Understanding Colicin N Import into Gram Negative Bacterial Cells using Small Angle Neutron Scattering

Abstract

Escherichia coli (E. coli) are gram-negative bacteria commonly found in human guts but which can cause food poisoning or severe systemic infections such as meningitis. Unlike other bacteria, gram-negative cells have an additional asymmetric outer membrane (OM) which consists of tightly-packed lipopolysaccharides in the outer leaflet of membrane and phospholipids on the inside. The OM is a selective permeability barrier and protects E. coli from antibiotics and bile acids. The occurrence of antibiotic-resistant bacteria is becoming increasingly serious and owing to the tightly-packed OM gram-negative bacteria can show even higher antibiotic resistance. In the search for novel effective antibiotics, Colicin N (ColN) is a promising model. ColN is a bacterial toxin produced and secreted by E. coli in time of stress. It translocates across the OM of target cells and kills via a voltage dependent channel in the inner membrane. ColN exploits outer membrane protein F (OmpF) as both a receptor and translocator. The pore-forming domain binds to the outside of OmpF (1, 2). Here we study the OmpF/ColN translocation complex in the presence of non-ionic detergents, where binding is driven by the translocation domain.
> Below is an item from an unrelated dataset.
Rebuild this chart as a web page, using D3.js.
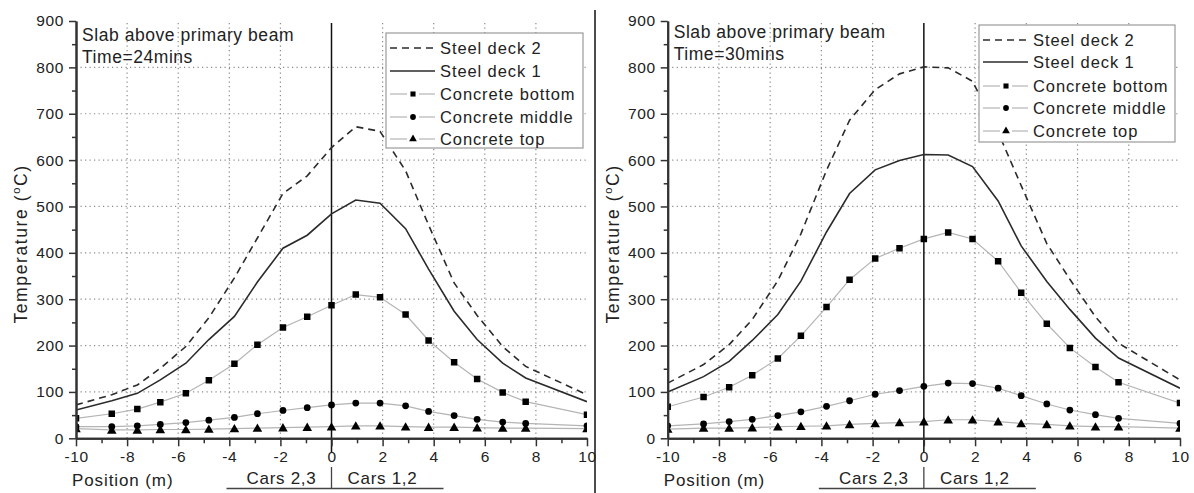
<!DOCTYPE html>
<html>
<head>
<meta charset="utf-8">
<script src="https://cdn.jsdelivr.net/npm/d3@7"></script>
<style>
  html, body { margin: 0; padding: 0; background: #fff; }
  svg { display: block; }
  text { font-family: "Liberation Sans", Arial, sans-serif; fill: #222; }
</style>
</head>
<body>
<svg id="chart" width="1194" height="493"></svg>
<script>
// Positions along the slab (m) where temperatures were recorded
const position = [-10, -8.6, -7.6, -6.7, -5.7, -4.8, -3.8, -2.9, -1.9, -0.95, 0, 0.95, 1.9, 2.9, 3.8, 4.8, 5.7, 6.7, 7.6, 10];

// Time = 24 mins
const steelDeck2_24 = [72, 94, 115, 151, 198, 260, 346, 432, 528, 566, 627, 672, 662, 577, 460, 335, 265, 198, 155, 94];
const steelDeck1_24 = [61, 81, 97, 126, 162, 213, 263, 337, 410, 438, 484, 514, 507, 452, 365, 274, 213, 162, 130, 79];
const concreteBottom_24 = [43, 53, 63, 78, 97, 125, 161, 202, 239, 262, 287, 310, 304, 267, 211, 164, 128, 99, 79, 51];
const concreteMiddle_24 = [25, 25, 27, 30, 34, 39, 45, 53, 60, 66, 72, 76, 76, 70, 58, 49, 41, 35, 32, 27];
const concreteTop_24 = [21, 18, 18, 19, 19, 20, 21, 22, 23, 24, 25, 27, 27, 25, 24, 24, 23, 22, 22, 21];

// Time = 30 mins
const steelDeck2_30 = [119, 159, 202, 256, 340, 441, 578, 686, 752, 786, 801, 799, 770, 660, 545, 420, 343, 262, 205, 126];
const steelDeck1_30 = [100, 133, 166, 211, 267, 339, 445, 528, 579, 599, 612, 611, 586, 512, 415, 338, 278, 216, 173, 108];
const concreteBottom_30 = [68, 89, 110, 136, 172, 221, 283, 342, 388, 410, 430, 444, 430, 382, 314, 247, 195, 154, 121, 76];
const concreteMiddle_30 = [27, 31, 36, 41, 49, 57, 69, 81, 95, 103, 112, 119, 118, 108, 92, 74, 61, 51, 43, 32];
const concreteTop_30 = [20, 22, 22, 23, 25, 26, 27, 30, 32, 34, 36, 40, 40, 36, 32, 30, 27, 25, 25, 22];

// Axis ticks and labels
const xMajorTicks = [-10, -8, -6, -4, -2, 0, 2, 4, 6, 8, 10];
const xMinorTicks = [-9, -7, -5, -3, -1, 1, 3, 5, 7, 9];
const yMajorTicks = [0, 100, 200, 300, 400, 500, 600, 700, 800, 900];
const yMinorTicks = [50, 150, 250, 350, 450, 550, 650, 750, 850];
const xGrid = [-8, -6, -4, -2, 2, 4, 6, 8];
const yGrid = [100, 200, 300, 400, 500, 600, 700, 800];

const seriesNames = ["Steel deck 2", "Steel deck 1", "Concrete bottom", "Concrete middle", "Concrete top"];
const seriesKind = ["dashed", "solid", "square", "circle", "triangle"];
const carsLabels = ["Cars 2,3", "Cars 1,2"];
const panelTitle = "Slab above primary beam";
const timeLabels = ["Time=24mins", "Time=30mins"];

const panels = [
  {
    id: "p24",
    x0: 76, x1: 587,
    time: timeLabels[0],
    series: [steelDeck2_24, steelDeck1_24, concreteBottom_24, concreteMiddle_24, concreteTop_24],
    legend: { x: 386, y: 33, w: 197, h: 115, rowY: [48, 71, 94, 117, 139] },
    titleY: 41
  },
  {
    id: "p30",
    x0: 667.7, x1: 1180,
    time: timeLabels[1],
    series: [steelDeck2_30, steelDeck1_30, concreteBottom_30, concreteMiddle_30, concreteTop_30],
    legend: { x: 979, y: 25, w: 196, h: 117, rowY: [40, 62, 86, 108, 131] },
    titleY: 38
  }
];

const svg = d3.select("#chart");
const yTop = 21, yBottom = 438.3;
const ink = "#2b2b2b";
const concreteInk = "#b4b4b4";

// Vertical divider between the two panels
svg.append("line")
  .attr("x1", 595).attr("x2", 595).attr("y1", 10).attr("y2", 493)
  .attr("stroke", "#111").attr("stroke-width", 1.5);

const symbolType = { square: d3.symbolSquare, circle: d3.symbolCircle, triangle: d3.symbolTriangle };
const symbolSize = { square: 42, circle: 36, triangle: 40 };

panels.forEach(p => {
  const x = d3.scaleLinear().domain([-10, 10]).range([p.x0, p.x1]);
  const y = d3.scaleLinear().domain([0, 900]).range([yBottom, yTop]);
  const g = svg.append("g");

  // clip region for the plotted data
  g.append("clipPath").attr("id", "clip-" + p.id)
    .append("rect")
    .attr("x", x(-10)).attr("y", y(900))
    .attr("width", x(10) - x(-10)).attr("height", y(0) - y(900));

  // dotted grid
  const grid = g.append("g").attr("stroke", "#8a8a8a").attr("stroke-width", 1.2)
    .attr("stroke-dasharray", "1.2,3.3");
  grid.selectAll("line.h").data(yGrid).join("line").attr("class", "h")
    .attr("x1", x(-10)).attr("x2", x(10))
    .attr("y1", d => y(d)).attr("y2", d => y(d));
  grid.selectAll("line.v").data(xGrid).join("line").attr("class", "v")
    .attr("x1", d => x(d)).attr("x2", d => x(d))
    .attr("y1", y(900) + 2).attr("y2", y(0));

  // solid line at position 0, continuing below the axis
  g.append("line")
    .attr("x1", x(0)).attr("x2", x(0))
    .attr("y1", y(900) + 2).attr("y2", y(0) + 14)
    .attr("stroke", "#111").attr("stroke-width", 1.5);

  const data = g.append("g").attr("clip-path", "url(#clip-" + p.id + ")");
  const line = d3.line().x((d, i) => x(position[i])).y(d => y(d));

  // concrete series: thin grey lines with black markers
  [2, 3, 4].forEach(k => {
    data.append("path").datum(p.series[k])
      .attr("d", line).attr("fill", "none")
      .attr("stroke", concreteInk).attr("stroke-width", 1.2);
  });
  [2, 3, 4].forEach(k => {
    const kind = seriesKind[k];
    const sym = d3.symbol().type(symbolType[kind]).size(symbolSize[kind]);
    data.selectAll("path.m" + k).data(p.series[k]).join("path")
      .attr("class", "m" + k)
      .attr("d", sym)
      .attr("transform", (d, i) => `translate(${x(position[i])},${y(d) + (kind === "triangle" ? 1 : 0)})`)
      .attr("fill", "#000");
  });

  // steel deck series
  data.append("path").datum(p.series[0])
    .attr("d", line).attr("fill", "none")
    .attr("stroke", ink).attr("stroke-width", 1.6).attr("stroke-dasharray", "7,5");
  data.append("path").datum(p.series[1])
    .attr("d", line).attr("fill", "none")
    .attr("stroke", ink).attr("stroke-width", 1.6);

  // axes
  const axisStyle = sel => {
    sel.select(".domain").attr("stroke", "#333").attr("stroke-width", 2);
    sel.selectAll(".tick line").attr("stroke", "#333").attr("stroke-width", 1.5);
    sel.selectAll(".tick text")
      .style("font-family", '"Liberation Sans", Arial, sans-serif')
      .style("font-size", "15.5px").style("letter-spacing", "0.6px").attr("fill", "#333");
  };
  const plainNumber = d => String(d);
  g.append("g").attr("transform", `translate(0,${y(0)})`)
    .call(d3.axisBottom(x).tickValues(xMinorTicks).tickSize(5).tickFormat("").tickSizeOuter(0))
    .call(axisStyle);
  g.append("g").attr("transform", `translate(0,${y(0)})`)
    .call(d3.axisBottom(x).tickValues(xMajorTicks).tickSize(8).tickPadding(5).tickSizeOuter(0).tickFormat(plainNumber))
    .call(axisStyle);
  g.append("g").attr("transform", `translate(${x(-10)},0)`)
    .call(d3.axisLeft(y).tickValues(yMinorTicks).tickSize(4).tickFormat("").tickSizeOuter(0))
    .call(axisStyle);
  g.append("g").attr("transform", `translate(${x(-10)},0)`)
    .call(d3.axisLeft(y).tickValues(yMajorTicks).tickSize(7).tickPadding(5).tickSizeOuter(0).tickFormat(plainNumber))
    .call(axisStyle);

  // axis titles
  g.append("text")
    .attr("x", x(-10) - 4).attr("y", 486)
    .style("font-size", "17px").style("letter-spacing", "0.9px")
    .text("Position (m)");
  const yl = g.append("text")
    .attr("transform", `translate(${x(-10) - 49},244) rotate(-90)`)
    .attr("text-anchor", "middle")
    .style("font-size", "17.5px").style("letter-spacing", "1.6px");
  yl.append("tspan").text("Temperature (");
  yl.append("tspan").attr("dy", -7).style("font-size", "11px").text("o");
  yl.append("tspan").attr("dy", 7).text("C)");

  // panel annotation
  g.append("text").attr("x", x(-10) + 6).attr("y", p.titleY)
    .style("font-size", "17.5px").style("letter-spacing", "0.55px").text(panelTitle);
  g.append("text").attr("x", x(-10) + 6).attr("y", p.titleY + 22)
    .style("font-size", "17.5px").style("letter-spacing", "0.55px").text(p.time);

  // car groups under the axis
  const zx = x(0);
  g.append("line").attr("x1", zx - 105).attr("x2", zx + 112).attr("y1", 488.5).attr("y2", 488.5)
    .attr("stroke", "#444").attr("stroke-width", 1.3);
  g.append("line").attr("x1", zx).attr("x2", zx).attr("y1", 467).attr("y2", 489)
    .attr("stroke", "#444").attr("stroke-width", 1.3);
  g.append("text").attr("x", zx - 50).attr("y", 484).attr("text-anchor", "middle")
    .style("font-size", "17px").style("letter-spacing", "0.7px").text(carsLabels[0]);
  g.append("text").attr("x", zx + 51).attr("y", 484).attr("text-anchor", "middle")
    .style("font-size", "17px").style("letter-spacing", "0.7px").text(carsLabels[1]);

  // legend
  const L = p.legend;
  const lg = g.append("g");
  lg.append("rect").attr("x", L.x).attr("y", L.y).attr("width", L.w).attr("height", L.h)
    .attr("fill", "#fff").attr("stroke", "#9a9a9a").attr("stroke-width", 1.2);
  seriesNames.forEach((name, k) => {
    const ry = L.rowY[k];
    const lx0 = L.x + 4, lx1 = L.x + 49, mx = L.x + 27;
    const kind = seriesKind[k];
    if (kind === "dashed" || kind === "solid") {
      lg.append("line").attr("x1", lx0).attr("x2", lx1).attr("y1", ry).attr("y2", ry)
        .attr("stroke", ink).attr("stroke-width", 1.6)
        .attr("stroke-dasharray", kind === "dashed" ? "7,5" : null);
    } else {
      lg.append("line").attr("x1", lx0).attr("x2", mx - 6).attr("y1", ry).attr("y2", ry)
        .attr("stroke", concreteInk).attr("stroke-width", 1.2);
      lg.append("line").attr("x1", mx + 6).attr("x2", lx1).attr("y1", ry).attr("y2", ry)
        .attr("stroke", concreteInk).attr("stroke-width", 1.2);
      lg.append("path")
        .attr("d", d3.symbol().type(symbolType[kind]).size(26))
        .attr("transform", `translate(${mx},${ry})`).attr("fill", "#000");
    }
    lg.append("text").attr("x", L.x + 54).attr("y", ry + 6)
      .style("font-size", "16.5px").style("letter-spacing", "0.9px").text(name);
  });
});
</script>
</body>
</html>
The structure of complexes was determined by small angle neutron scattering using the SANS2D beam line and utilizing a contrast variation strategy with selective deuteration of proteins and Octyl Glucoside (OG). Mixing of three OG forms achieved exact contrast matches with the solvent. This enabled a low resolution structure of the translocon to be derived from ab initio modeling and revealed that the translocation and receptor-binding domains of ColN bind to the middle of the OmpF trimer.1. Baboolal, T. G. et al. Structure16, 371, (2008).2. Clifton, L. A. et al. J. Biol. Chem.287, 337,(2012).